• Record list
-*-
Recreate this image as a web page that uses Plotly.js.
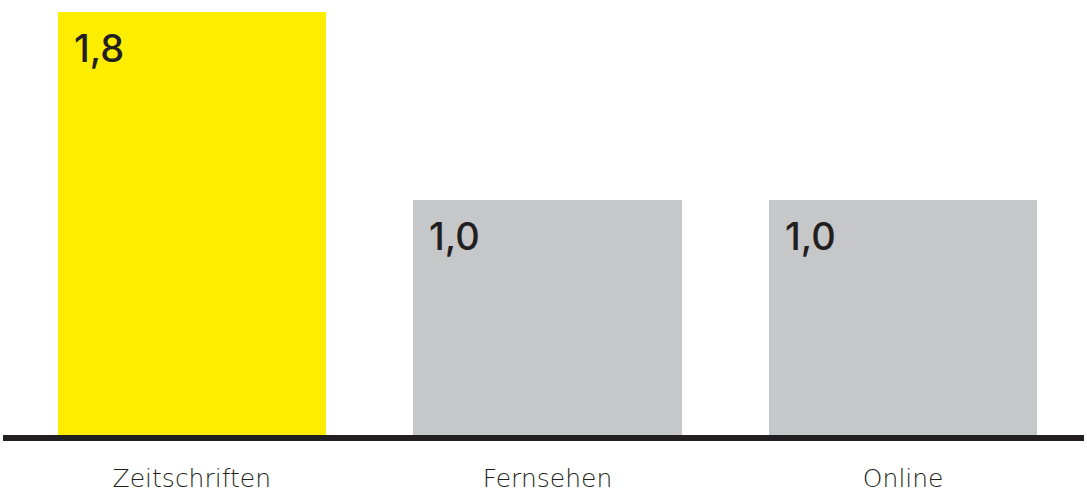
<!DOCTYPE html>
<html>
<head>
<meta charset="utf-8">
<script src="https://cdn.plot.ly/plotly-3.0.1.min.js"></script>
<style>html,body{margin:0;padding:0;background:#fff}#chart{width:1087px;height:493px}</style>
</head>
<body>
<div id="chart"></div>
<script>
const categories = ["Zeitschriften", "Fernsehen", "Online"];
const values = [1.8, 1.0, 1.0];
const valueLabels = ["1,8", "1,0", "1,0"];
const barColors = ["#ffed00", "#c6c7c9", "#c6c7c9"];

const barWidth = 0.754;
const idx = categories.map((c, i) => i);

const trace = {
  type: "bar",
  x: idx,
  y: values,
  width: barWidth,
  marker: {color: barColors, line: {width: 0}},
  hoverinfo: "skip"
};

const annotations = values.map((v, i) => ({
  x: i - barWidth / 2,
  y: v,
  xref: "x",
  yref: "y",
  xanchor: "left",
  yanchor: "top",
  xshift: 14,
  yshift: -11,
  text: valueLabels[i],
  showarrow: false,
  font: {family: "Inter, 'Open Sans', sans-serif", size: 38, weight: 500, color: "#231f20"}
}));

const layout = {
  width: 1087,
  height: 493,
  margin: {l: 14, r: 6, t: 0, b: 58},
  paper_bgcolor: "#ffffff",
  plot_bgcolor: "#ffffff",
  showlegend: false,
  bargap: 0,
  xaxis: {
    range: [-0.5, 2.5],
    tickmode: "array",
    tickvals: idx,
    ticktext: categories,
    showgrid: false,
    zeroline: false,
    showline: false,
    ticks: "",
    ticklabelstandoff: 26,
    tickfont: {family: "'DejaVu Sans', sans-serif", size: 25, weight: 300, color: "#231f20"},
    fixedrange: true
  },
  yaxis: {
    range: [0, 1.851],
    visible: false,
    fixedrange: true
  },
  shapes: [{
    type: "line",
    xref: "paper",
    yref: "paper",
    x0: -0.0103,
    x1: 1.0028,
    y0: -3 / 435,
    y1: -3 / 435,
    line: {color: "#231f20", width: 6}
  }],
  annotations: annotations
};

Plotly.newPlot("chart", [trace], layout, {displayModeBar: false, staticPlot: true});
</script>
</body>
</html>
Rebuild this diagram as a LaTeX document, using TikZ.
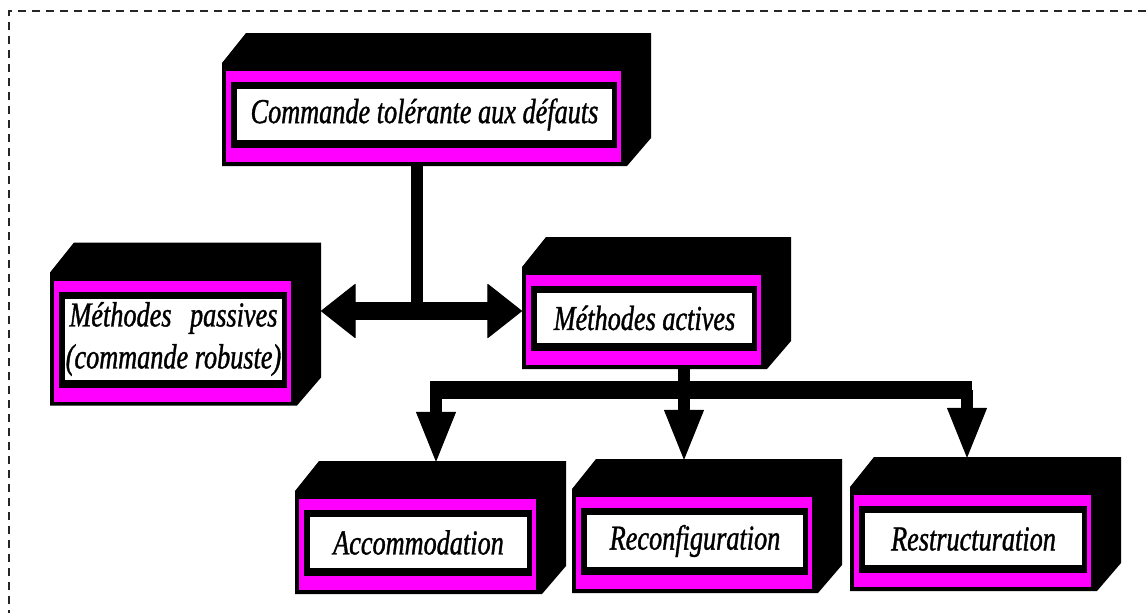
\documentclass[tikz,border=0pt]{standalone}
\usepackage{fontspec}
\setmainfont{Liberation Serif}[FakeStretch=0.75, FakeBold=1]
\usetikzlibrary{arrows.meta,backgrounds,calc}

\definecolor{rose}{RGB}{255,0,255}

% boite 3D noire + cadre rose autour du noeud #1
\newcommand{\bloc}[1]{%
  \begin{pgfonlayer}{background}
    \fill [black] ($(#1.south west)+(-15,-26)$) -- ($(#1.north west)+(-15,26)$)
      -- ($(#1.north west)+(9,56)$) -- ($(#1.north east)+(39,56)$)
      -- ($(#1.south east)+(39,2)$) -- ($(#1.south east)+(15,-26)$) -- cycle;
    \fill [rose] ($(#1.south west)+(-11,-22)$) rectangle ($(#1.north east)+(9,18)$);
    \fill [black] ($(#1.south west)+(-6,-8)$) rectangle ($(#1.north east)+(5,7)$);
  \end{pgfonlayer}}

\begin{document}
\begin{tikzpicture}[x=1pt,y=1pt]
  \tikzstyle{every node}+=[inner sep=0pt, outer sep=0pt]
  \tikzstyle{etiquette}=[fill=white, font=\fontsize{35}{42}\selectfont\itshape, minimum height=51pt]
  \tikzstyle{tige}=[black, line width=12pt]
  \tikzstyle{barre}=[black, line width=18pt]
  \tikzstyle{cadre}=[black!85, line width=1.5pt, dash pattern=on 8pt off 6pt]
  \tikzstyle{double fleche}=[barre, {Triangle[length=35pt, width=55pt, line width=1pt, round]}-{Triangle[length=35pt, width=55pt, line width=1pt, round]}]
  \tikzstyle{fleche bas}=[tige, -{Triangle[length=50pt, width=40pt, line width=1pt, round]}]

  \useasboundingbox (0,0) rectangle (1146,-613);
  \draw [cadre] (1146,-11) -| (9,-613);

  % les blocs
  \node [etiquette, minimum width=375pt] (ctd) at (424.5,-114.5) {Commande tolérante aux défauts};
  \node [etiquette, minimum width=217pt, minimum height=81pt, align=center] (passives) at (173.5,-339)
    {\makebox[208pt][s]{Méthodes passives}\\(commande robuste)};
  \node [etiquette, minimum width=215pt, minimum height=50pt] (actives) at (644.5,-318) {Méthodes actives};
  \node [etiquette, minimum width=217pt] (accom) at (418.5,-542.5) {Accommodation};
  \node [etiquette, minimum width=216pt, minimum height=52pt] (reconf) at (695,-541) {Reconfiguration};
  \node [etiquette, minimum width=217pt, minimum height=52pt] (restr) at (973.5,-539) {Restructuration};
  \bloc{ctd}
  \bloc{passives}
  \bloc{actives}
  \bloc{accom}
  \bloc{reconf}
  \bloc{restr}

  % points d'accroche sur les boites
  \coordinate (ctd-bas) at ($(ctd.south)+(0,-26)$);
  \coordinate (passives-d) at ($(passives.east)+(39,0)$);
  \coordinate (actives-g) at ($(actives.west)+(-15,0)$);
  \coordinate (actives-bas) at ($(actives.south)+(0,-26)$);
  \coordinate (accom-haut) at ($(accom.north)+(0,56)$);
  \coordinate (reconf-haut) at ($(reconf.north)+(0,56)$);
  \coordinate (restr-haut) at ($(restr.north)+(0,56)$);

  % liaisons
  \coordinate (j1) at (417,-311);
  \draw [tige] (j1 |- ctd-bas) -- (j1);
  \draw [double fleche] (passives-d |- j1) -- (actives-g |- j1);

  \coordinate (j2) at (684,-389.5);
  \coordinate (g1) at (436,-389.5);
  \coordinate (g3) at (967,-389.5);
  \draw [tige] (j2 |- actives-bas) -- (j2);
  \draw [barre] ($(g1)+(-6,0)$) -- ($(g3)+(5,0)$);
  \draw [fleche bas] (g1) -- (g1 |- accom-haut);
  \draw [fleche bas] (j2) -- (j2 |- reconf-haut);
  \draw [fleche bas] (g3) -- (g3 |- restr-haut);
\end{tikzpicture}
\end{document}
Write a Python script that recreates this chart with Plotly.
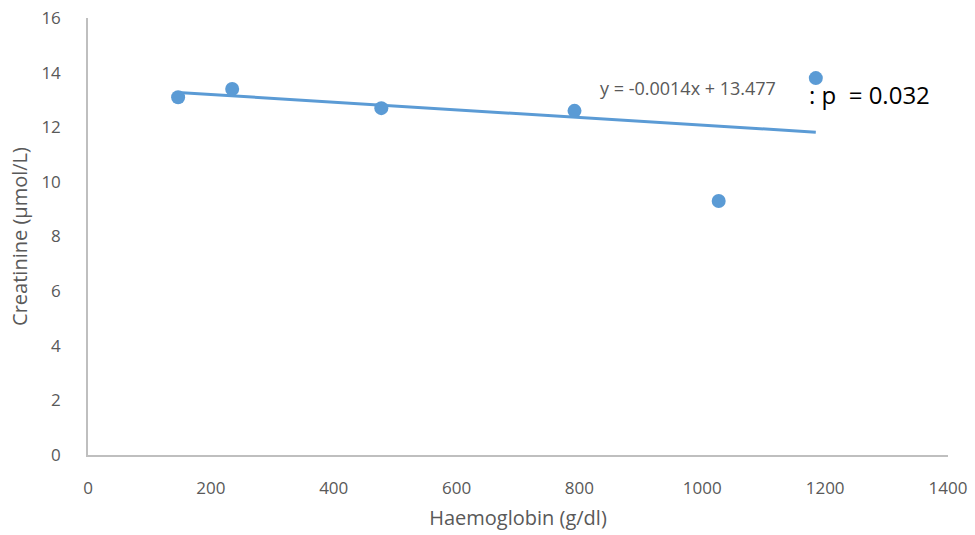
-*-
• Exercise objective
Write out the records above once more, word for word, with no pictures.

• Output of the task
Recreate this image as a web page that uses Plotly.js.
<!DOCTYPE html>
<html>
<head>
<meta charset="utf-8">
<script src="https://cdn.plot.ly/plotly-3.0.1.min.js"></script>
<style>html,body{margin:0;padding:0;background:#fff}#chart{width:1087px;height:493px}</style>
</head>
<body>
<div id="chart"></div>
<script>
const categories = ["Zeitschriften", "Fernsehen", "Online"];
const values = [1.8, 1.0, 1.0];
const valueLabels = ["1,8", "1,0", "1,0"];
const barColors = ["#ffed00", "#c6c7c9", "#c6c7c9"];

const barWidth = 0.754;
const idx = categories.map((c, i) => i);

const trace = {
  type: "bar",
  x: idx,
  y: values,
  width: barWidth,
  marker: {color: barColors, line: {width: 0}},
  hoverinfo: "skip"
};

const annotations = values.map((v, i) => ({
  x: i - barWidth / 2,
  y: v,
  xref: "x",
  yref: "y",
  xanchor: "left",
  yanchor: "top",
  xshift: 14,
  yshift: -11,
  text: valueLabels[i],
  showarrow: false,
  font: {family: "Inter, 'Open Sans', sans-serif", size: 38, weight: 500, color: "#231f20"}
}));

const layout = {
  width: 1087,
  height: 493,
  margin: {l: 14, r: 6, t: 0, b: 58},
  paper_bgcolor: "#ffffff",
  plot_bgcolor: "#ffffff",
  showlegend: false,
  bargap: 0,
  xaxis: {
    range: [-0.5, 2.5],
    tickmode: "array",
    tickvals: idx,
    ticktext: categories,
    showgrid: false,
    zeroline: false,
    showline: false,
    ticks: "",
    ticklabelstandoff: 26,
    tickfont: {family: "'DejaVu Sans', sans-serif", size: 25, weight: 300, color: "#231f20"},
    fixedrange: true
  },
  yaxis: {
    range: [0, 1.851],
    visible: false,
    fixedrange: true
  },
  shapes: [{
    type: "line",
    xref: "paper",
    yref: "paper",
    x0: -0.0103,
    x1: 1.0028,
    y0: -3 / 435,
    y1: -3 / 435,
    line: {color: "#231f20", width: 6}
  }],
  annotations: annotations
};

Plotly.newPlot("chart", [trace], layout, {displayModeBar: false, staticPlot: true});
</script>
</body>
</html>
Rebuild this diagram as a LaTeX document, using TikZ.
\documentclass[tikz,border=0pt]{standalone}
\usepackage{fontspec}
\setmainfont{Liberation Serif}[FakeStretch=0.75, FakeBold=1]
\usetikzlibrary{arrows.meta,backgrounds,calc}

\definecolor{rose}{RGB}{255,0,255}

% boite 3D noire + cadre rose autour du noeud #1
\newcommand{\bloc}[1]{%
  \begin{pgfonlayer}{background}
    \fill [black] ($(#1.south west)+(-15,-26)$) -- ($(#1.north west)+(-15,26)$)
      -- ($(#1.north west)+(9,56)$) -- ($(#1.north east)+(39,56)$)
      -- ($(#1.south east)+(39,2)$) -- ($(#1.south east)+(15,-26)$) -- cycle;
    \fill [rose] ($(#1.south west)+(-11,-22)$) rectangle ($(#1.north east)+(9,18)$);
    \fill [black] ($(#1.south west)+(-6,-8)$) rectangle ($(#1.north east)+(5,7)$);
  \end{pgfonlayer}}

\begin{document}
\begin{tikzpicture}[x=1pt,y=1pt]
  \tikzstyle{every node}+=[inner sep=0pt, outer sep=0pt]
  \tikzstyle{etiquette}=[fill=white, font=\fontsize{35}{42}\selectfont\itshape, minimum height=51pt]
  \tikzstyle{tige}=[black, line width=12pt]
  \tikzstyle{barre}=[black, line width=18pt]
  \tikzstyle{cadre}=[black!85, line width=1.5pt, dash pattern=on 8pt off 6pt]
  \tikzstyle{double fleche}=[barre, {Triangle[length=35pt, width=55pt, line width=1pt, round]}-{Triangle[length=35pt, width=55pt, line width=1pt, round]}]
  \tikzstyle{fleche bas}=[tige, -{Triangle[length=50pt, width=40pt, line width=1pt, round]}]

  \useasboundingbox (0,0) rectangle (1146,-613);
  \draw [cadre] (1146,-11) -| (9,-613);

  % les blocs
  \node [etiquette, minimum width=375pt] (ctd) at (424.5,-114.5) {Commande tolérante aux défauts};
  \node [etiquette, minimum width=217pt, minimum height=81pt, align=center] (passives) at (173.5,-339)
    {\makebox[208pt][s]{Méthodes passives}\\(commande robuste)};
  \node [etiquette, minimum width=215pt, minimum height=50pt] (actives) at (644.5,-318) {Méthodes actives};
  \node [etiquette, minimum width=217pt] (accom) at (418.5,-542.5) {Accommodation};
  \node [etiquette, minimum width=216pt, minimum height=52pt] (reconf) at (695,-541) {Reconfiguration};
  \node [etiquette, minimum width=217pt, minimum height=52pt] (restr) at (973.5,-539) {Restructuration};
  \bloc{ctd}
  \bloc{passives}
  \bloc{actives}
  \bloc{accom}
  \bloc{reconf}
  \bloc{restr}

  % points d'accroche sur les boites
  \coordinate (ctd-bas) at ($(ctd.south)+(0,-26)$);
  \coordinate (passives-d) at ($(passives.east)+(39,0)$);
  \coordinate (actives-g) at ($(actives.west)+(-15,0)$);
  \coordinate (actives-bas) at ($(actives.south)+(0,-26)$);
  \coordinate (accom-haut) at ($(accom.north)+(0,56)$);
  \coordinate (reconf-haut) at ($(reconf.north)+(0,56)$);
  \coordinate (restr-haut) at ($(restr.north)+(0,56)$);

  % liaisons
  \coordinate (j1) at (417,-311);
  \draw [tige] (j1 |- ctd-bas) -- (j1);
  \draw [double fleche] (passives-d |- j1) -- (actives-g |- j1);

  \coordinate (j2) at (684,-389.5);
  \coordinate (g1) at (436,-389.5);
  \coordinate (g3) at (967,-389.5);
  \draw [tige] (j2 |- actives-bas) -- (j2);
  \draw [barre] ($(g1)+(-6,0)$) -- ($(g3)+(5,0)$);
  \draw [fleche bas] (g1) -- (g1 |- accom-haut);
  \draw [fleche bas] (j2) -- (j2 |- reconf-haut);
  \draw [fleche bas] (g3) -- (g3 |- restr-haut);
\end{tikzpicture}
\end{document}
Write a Python script that recreates this chart with Plotly.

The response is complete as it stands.